Zombie/Zombie Flesh Eaters/Zombi 2 (1979)


I cannot tell you how refreshing it was to watch this 70s zombie flick after having endured the later George A. Romero films (post Day of the Dead). And yes, I’m calling this viewing experience “refreshing”, despite it being filled with the flesh eating undead. What a joy it was to finally be shocked, scared and grossed-out by what I was seeing, rather than be bored out of my brains.

Set on the island of Matool, the film sees Anne Bowles (Tia Farrow) and sandy-haired journalist Peter West (Ian McCulloch) team up to investigate strange goings-on following the disappearance of Anne’s father. Through the help of resident doctor David Menard, and couple Bryan and Susan, they discover that the island’s buried dead are rising from the ground to attack the living. Scenes set in New York City frame the film, having been added to the script following the huge success of Romero’s Dawn of the Dead, and the result is a simple enough story that is brought to life by fantastically absurd and grisly set pieces which mark this out as a zombie classic.
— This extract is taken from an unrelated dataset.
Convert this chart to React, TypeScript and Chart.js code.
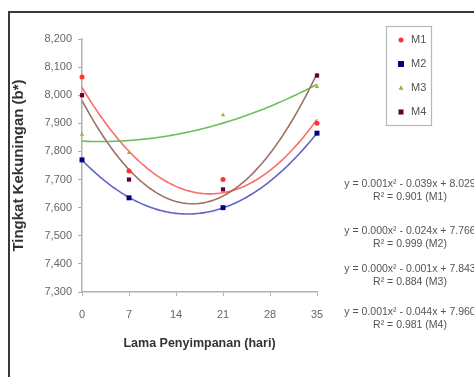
import { useEffect, useRef } from 'react';
import { Chart, registerables } from 'chart.js';

Chart.register(...registerables);

const days = [0, 7, 21, 35];
const seriesNames = ['M1', 'M2', 'M3', 'M4'];
const m1 = [8.065, 7.73, 7.70, 7.90];
const m2 = [7.77, 7.635, 7.60, 7.865];
const m3 = [7.86, 7.795, 7.93, 8.03];
const m4 = [8.0, 7.70, 7.665, 8.07];
const xTickValues = [0, 7, 14, 21, 28, 35];
const yTickValues = [7.3, 7.4, 7.5, 7.6, 7.7, 7.8, 7.9, 8.0, 8.1, 8.2];
const equations = [
  'y = 0.001x² - 0.039x + 8.029',
  'y = 0.000x² - 0.024x + 7.766',
  'y = 0.000x² - 0.001x + 7.843',
  'y = 0.001x² - 0.044x + 7.960',
];
const rSquared = ['R² = 0.901 (M1)', 'R² = 0.999 (M2)', 'R² = 0.884 (M3)', 'R² = 0.981 (M4)'];

const markerColors = ['#ff3333', '#000080', '#99b333', '#660033'];
const lineColors = ['#ff6a6a', '#6464c8', '#6cbf5a', '#9c7263'];
const pointStyles = ['circle', 'rect', 'triangle', 'rect'];
const pointRadii = [2.5, 3.5, 2.5, 3];
const allSeries = [m1, m2, m3, m4];

const FONT = "'Liberation Sans', Arial, sans-serif";

function quadFit(xs: number[], ys: number[]) {
  // least squares y = a + b x + c x^2
  let s0 = 0, s1 = 0, s2 = 0, s3 = 0, s4 = 0, t0 = 0, t1 = 0, t2 = 0;
  for (let i = 0; i < xs.length; i++) {
    const x = xs[i], y = ys[i];
    s0 += 1; s1 += x; s2 += x * x; s3 += x * x * x; s4 += x * x * x * x;
    t0 += y; t1 += x * y; t2 += x * x * y;
  }
  const M = [
    [s0, s1, s2, t0],
    [s1, s2, s3, t1],
    [s2, s3, s4, t2],
  ];
  for (let c = 0; c < 3; c++) {
    let p = c;
    for (let r = c + 1; r < 3; r++) if (Math.abs(M[r][c]) > Math.abs(M[p][c])) p = r;
    [M[c], M[p]] = [M[p], M[c]];
    for (let r = 0; r < 3; r++) {
      if (r === c) continue;
      const f = M[r][c] / M[c][c];
      for (let k = c; k < 4; k++) M[r][k] -= f * M[c][k];
    }
  }
  return [M[0][3] / M[0][0], M[1][3] / M[1][1], M[2][3] / M[2][2]];
}

function drawMarker(ctx: CanvasRenderingContext2D, style: string, x: number, y: number, r: number, color: string) {
  ctx.save();
  ctx.fillStyle = color;
  ctx.beginPath();
  if (style === 'circle') {
    ctx.arc(x, y, r, 0, Math.PI * 2);
  } else if (style === 'rect') {
    ctx.rect(x - r * 0.85, y - r * 0.85, r * 1.7, r * 1.7);
  } else {
    ctx.moveTo(x, y - r * 1.1);
    ctx.lineTo(x + r, y + r * 0.7);
    ctx.lineTo(x - r, y + r * 0.7);
    ctx.closePath();
  }
  ctx.fill();
  ctx.restore();
}

const trendPlugin = {
  id: 'trend',
  beforeDatasetsDraw(chart: any) {
    const ctx = chart.ctx as CanvasRenderingContext2D;
    const xs = chart.scales.x, ys = chart.scales.y;
    allSeries.forEach((vals, i) => {
      const [a, b, c] = quadFit(days, vals);
      ctx.save();
      ctx.strokeStyle = lineColors[i];
      ctx.lineWidth = 1.6;
      ctx.beginPath();
      for (let x = days[0]; x <= days[days.length - 1] + 1e-9; x += 0.25) {
        const px = xs.getPixelForValue(x);
        const py = ys.getPixelForValue(a + b * x + c * x * x);
        if (x === days[0]) ctx.moveTo(px, py); else ctx.lineTo(px, py);
      }
      ctx.stroke();
      ctx.restore();
    });
  },
};

const decorPlugin = {
  id: 'decor',
  afterDraw(chart: any) {
    const ctx = chart.ctx as CanvasRenderingContext2D;
    ctx.save();
    // frame
    ctx.strokeStyle = '#3a3a3a';
    ctx.lineWidth = 2;
    ctx.beginPath();
    ctx.moveTo(9, 377);
    ctx.lineTo(9, 12);
    ctx.lineTo(474, 12);
    ctx.stroke();
    // legend box
    ctx.strokeStyle = '#b8b8b8';
    ctx.lineWidth = 1.2;
    ctx.strokeRect(386.5, 26.5, 45, 99);
    ctx.font = `11px ${FONT}`;
    ctx.textBaseline = 'middle';
    ctx.textAlign = 'left';
    seriesNames.forEach((n, i) => {
      const y = 40 + i * 24;
      drawMarker(ctx, pointStyles[i], 401, y, pointRadii[i], markerColors[i]);
      ctx.fillStyle = '#555';
      ctx.fillText(n, 411, y);
    });
    // equations
    ctx.font = `10.5px ${FONT}`;
    ctx.fillStyle = '#555';
    ctx.textAlign = 'center';
    const eqY = [184, 231, 269, 312];
    equations.forEach((eq, i) => {
      ctx.fillText(eq, 410, eqY[i]);
      ctx.fillText(rSquared[i], 410, eqY[i] + 13);
    });
    ctx.restore();
  },
};

export default function App() {
  const ref = useRef<HTMLCanvasElement>(null);
  useEffect(() => {
    document.body.style.margin = '0';
    const canvas = ref.current!;
    const chart = new Chart(canvas, {
      type: 'scatter',
      data: {
        datasets: allSeries.map((vals, i) => ({
          label: seriesNames[i],
          data: days.map((d, j) => ({ x: d, y: vals[j] })),
          showLine: false,
          clip: false,
          pointStyle: pointStyles[i] as any,
          pointRadius: pointRadii[i],
          backgroundColor: markerColors[i],
          borderColor: markerColors[i],
          borderWidth: 0,
        })),
      },
      options: {
        animation: false,
        responsive: false,
        layout: { padding: { top: 39, right: 157, left: 0, bottom: 0 } },
        plugins: { legend: { display: false }, tooltip: { enabled: false } },
        scales: {
          x: {
            type: 'linear',
            min: 0,
            max: 35,
            afterBuildTicks: (s: any) => { s.ticks = xTickValues.map((v) => ({ value: v })); },
            afterFit: (s: any) => { s.height = 85; },
            grid: { display: true, drawOnChartArea: false, drawTicks: true, tickLength: 4, color: '#b0b0b0' },
            border: { display: true, color: '#b0b0b0', width: 1.5 },
            ticks: { color: '#666', font: { family: FONT, size: 11 }, padding: 12, callback: (v: any) => String(v) },
            title: { display: true, text: 'Lama Penyimpanan (hari)', color: '#333', font: { family: FONT, size: 12.5, weight: 'bold' }, padding: { top: 0, bottom: 26 } },
          },
          y: {
            type: 'linear',
            min: 7.3,
            max: 8.2,
            afterBuildTicks: (s: any) => { s.ticks = yTickValues.map((v) => ({ value: v })); },
            afterFit: (s: any) => { s.width = 82; },
            grid: { display: true, drawOnChartArea: false, drawTicks: true, tickLength: 4, color: '#b0b0b0' },
            border: { display: true, color: '#b0b0b0', width: 1.5 },
            ticks: { color: '#666', font: { family: FONT, size: 11 }, padding: 6, callback: (v: any) => Number(v).toFixed(3).replace('.', ',') },
            title: { display: true, text: 'Tingkat Kekuningan (b*)', color: '#333', font: { family: FONT, size: 15, weight: 'bold' }, padding: { top: 10, bottom: 0 } },
          },
        },
      },
      plugins: [trendPlugin, decorPlugin],
    });
    return () => chart.destroy();
  }, []);
  return <canvas ref={ref} width={474} height={377} style={{ display: 'block' }} />;
}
One, much-talked about scene in particular has a half-naked, scuba diving woman pitted against both a shark and an underwater zombie, who then proceed to fight each other in front of her eyes. It’s brave, ingenious decisions such as these which make Zombie (or Zombi 2/Zombie Flesh Eaters, whichever you prefer) so unforgettable, despite its flat-out uninspiring story and characters. Without scenes such as the eye-gouging (which made me squeal like a little girl), or the Spanish Conquistadors rising from their cemetery to interupt Anne and Peter frolicking in the grass (the first time in this zombie marathon that I’ve actually seen the dead rising from the dirt), this film would be pretty dull. However, to say that, is like saying that a Terrence Malick film wouldn’t be very philosophical without its voice overs*. The visceral gore and spilling guts are the film’s identity. They are its heart. And what a brilliantly mangled and gory heart it is.

*Yes, I did somehow manage to reference Malick in a review of a Lucio Fulci horror.